>> Start

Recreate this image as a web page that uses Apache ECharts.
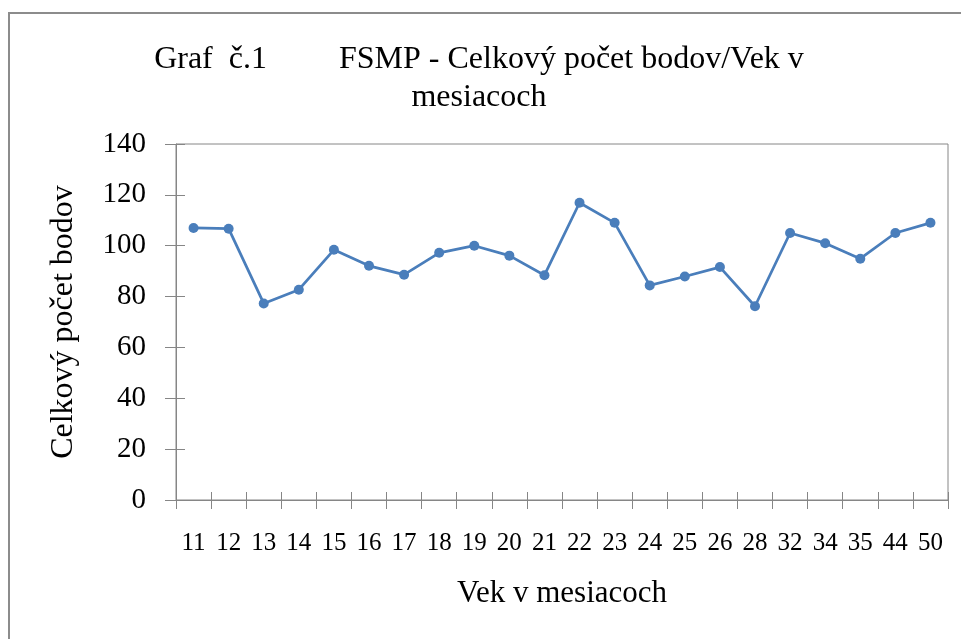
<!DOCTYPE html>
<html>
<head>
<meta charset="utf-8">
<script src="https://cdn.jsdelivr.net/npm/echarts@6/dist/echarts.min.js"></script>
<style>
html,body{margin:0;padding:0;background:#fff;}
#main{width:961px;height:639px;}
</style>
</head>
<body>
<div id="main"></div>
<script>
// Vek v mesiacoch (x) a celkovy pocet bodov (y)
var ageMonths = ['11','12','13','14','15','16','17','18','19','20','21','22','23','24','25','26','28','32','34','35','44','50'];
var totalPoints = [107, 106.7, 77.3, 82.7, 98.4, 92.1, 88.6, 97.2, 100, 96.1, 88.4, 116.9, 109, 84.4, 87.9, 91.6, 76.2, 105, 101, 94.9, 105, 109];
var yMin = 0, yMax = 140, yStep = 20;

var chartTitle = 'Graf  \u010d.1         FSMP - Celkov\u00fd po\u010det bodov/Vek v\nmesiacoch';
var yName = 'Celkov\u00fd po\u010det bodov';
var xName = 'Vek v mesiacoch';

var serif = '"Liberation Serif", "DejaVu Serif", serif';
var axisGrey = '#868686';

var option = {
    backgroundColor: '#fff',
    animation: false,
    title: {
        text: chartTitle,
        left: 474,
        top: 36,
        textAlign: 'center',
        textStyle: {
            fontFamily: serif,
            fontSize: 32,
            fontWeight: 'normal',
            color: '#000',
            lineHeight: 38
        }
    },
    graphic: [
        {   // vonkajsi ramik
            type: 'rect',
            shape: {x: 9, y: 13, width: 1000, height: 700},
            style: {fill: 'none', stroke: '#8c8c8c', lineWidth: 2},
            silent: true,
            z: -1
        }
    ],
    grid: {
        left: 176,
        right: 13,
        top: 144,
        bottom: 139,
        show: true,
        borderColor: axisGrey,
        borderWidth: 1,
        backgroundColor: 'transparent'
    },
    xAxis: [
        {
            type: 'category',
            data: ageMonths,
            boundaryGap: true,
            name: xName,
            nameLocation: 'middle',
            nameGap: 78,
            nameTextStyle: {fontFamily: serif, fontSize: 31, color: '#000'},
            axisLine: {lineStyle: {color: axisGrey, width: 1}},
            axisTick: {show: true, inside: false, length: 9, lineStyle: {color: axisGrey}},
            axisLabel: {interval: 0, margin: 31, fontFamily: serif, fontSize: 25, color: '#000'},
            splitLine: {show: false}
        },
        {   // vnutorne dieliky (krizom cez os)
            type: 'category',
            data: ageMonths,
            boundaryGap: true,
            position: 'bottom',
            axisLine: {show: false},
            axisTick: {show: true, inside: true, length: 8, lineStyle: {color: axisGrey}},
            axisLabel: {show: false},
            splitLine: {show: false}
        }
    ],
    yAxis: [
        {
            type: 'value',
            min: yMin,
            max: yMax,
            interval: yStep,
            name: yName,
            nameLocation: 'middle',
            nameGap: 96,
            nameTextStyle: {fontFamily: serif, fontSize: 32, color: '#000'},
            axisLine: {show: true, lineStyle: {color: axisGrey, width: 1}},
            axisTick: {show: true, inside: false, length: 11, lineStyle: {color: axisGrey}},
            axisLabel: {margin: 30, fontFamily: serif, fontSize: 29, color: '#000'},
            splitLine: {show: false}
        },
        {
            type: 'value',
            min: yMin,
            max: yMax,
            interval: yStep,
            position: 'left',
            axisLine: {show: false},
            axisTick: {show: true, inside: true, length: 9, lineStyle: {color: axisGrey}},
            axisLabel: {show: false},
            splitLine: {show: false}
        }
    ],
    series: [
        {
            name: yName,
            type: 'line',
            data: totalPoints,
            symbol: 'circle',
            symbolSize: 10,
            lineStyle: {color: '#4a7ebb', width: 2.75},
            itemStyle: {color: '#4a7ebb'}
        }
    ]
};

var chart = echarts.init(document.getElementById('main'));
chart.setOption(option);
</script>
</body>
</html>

>> End

DESCRIPTION OF THE TASK
Skip every picture and transcribe the data above exactly.

REPLY TO THE TASK
Recreate this image as a web page that uses Apache ECharts.
<!DOCTYPE html>
<html>
<head>
<meta charset="utf-8">
<script src="https://cdn.jsdelivr.net/npm/echarts@6/dist/echarts.min.js"></script>
<style>
html,body{margin:0;padding:0;background:#fff;}
#main{width:961px;height:639px;}
</style>
</head>
<body>
<div id="main"></div>
<script>
// Vek v mesiacoch (x) a celkovy pocet bodov (y)
var ageMonths = ['11','12','13','14','15','16','17','18','19','20','21','22','23','24','25','26','28','32','34','35','44','50'];
var totalPoints = [107, 106.7, 77.3, 82.7, 98.4, 92.1, 88.6, 97.2, 100, 96.1, 88.4, 116.9, 109, 84.4, 87.9, 91.6, 76.2, 105, 101, 94.9, 105, 109];
var yMin = 0, yMax = 140, yStep = 20;

var chartTitle = 'Graf  \u010d.1         FSMP - Celkov\u00fd po\u010det bodov/Vek v\nmesiacoch';
var yName = 'Celkov\u00fd po\u010det bodov';
var xName = 'Vek v mesiacoch';

var serif = '"Liberation Serif", "DejaVu Serif", serif';
var axisGrey = '#868686';

var option = {
    backgroundColor: '#fff',
    animation: false,
    title: {
        text: chartTitle,
        left: 474,
        top: 36,
        textAlign: 'center',
        textStyle: {
            fontFamily: serif,
            fontSize: 32,
            fontWeight: 'normal',
            color: '#000',
            lineHeight: 38
        }
    },
    graphic: [
        {   // vonkajsi ramik
            type: 'rect',
            shape: {x: 9, y: 13, width: 1000, height: 700},
            style: {fill: 'none', stroke: '#8c8c8c', lineWidth: 2},
            silent: true,
            z: -1
        }
    ],
    grid: {
        left: 176,
        right: 13,
        top: 144,
        bottom: 139,
        show: true,
        borderColor: axisGrey,
        borderWidth: 1,
        backgroundColor: 'transparent'
    },
    xAxis: [
        {
            type: 'category',
            data: ageMonths,
            boundaryGap: true,
            name: xName,
            nameLocation: 'middle',
            nameGap: 78,
            nameTextStyle: {fontFamily: serif, fontSize: 31, color: '#000'},
            axisLine: {lineStyle: {color: axisGrey, width: 1}},
            axisTick: {show: true, inside: false, length: 9, lineStyle: {color: axisGrey}},
            axisLabel: {interval: 0, margin: 31, fontFamily: serif, fontSize: 25, color: '#000'},
            splitLine: {show: false}
        },
        {   // vnutorne dieliky (krizom cez os)
            type: 'category',
            data: ageMonths,
            boundaryGap: true,
            position: 'bottom',
            axisLine: {show: false},
            axisTick: {show: true, inside: true, length: 8, lineStyle: {color: axisGrey}},
            axisLabel: {show: false},
            splitLine: {show: false}
        }
    ],
    yAxis: [
        {
            type: 'value',
            min: yMin,
            max: yMax,
            interval: yStep,
            name: yName,
            nameLocation: 'middle',
            nameGap: 96,
            nameTextStyle: {fontFamily: serif, fontSize: 32, color: '#000'},
            axisLine: {show: true, lineStyle: {color: axisGrey, width: 1}},
            axisTick: {show: true, inside: false, length: 11, lineStyle: {color: axisGrey}},
            axisLabel: {margin: 30, fontFamily: serif, fontSize: 29, color: '#000'},
            splitLine: {show: false}
        },
        {
            type: 'value',
            min: yMin,
            max: yMax,
            interval: yStep,
            position: 'left',
            axisLine: {show: false},
            axisTick: {show: true, inside: true, length: 9, lineStyle: {color: axisGrey}},
            axisLabel: {show: false},
            splitLine: {show: false}
        }
    ],
    series: [
        {
            name: yName,
            type: 'line',
            data: totalPoints,
            symbol: 'circle',
            symbolSize: 10,
            lineStyle: {color: '#4a7ebb', width: 2.75},
            itemStyle: {color: '#4a7ebb'}
        }
    ]
};

var chart = echarts.init(document.getElementById('main'));
chart.setOption(option);
</script>
</body>
</html>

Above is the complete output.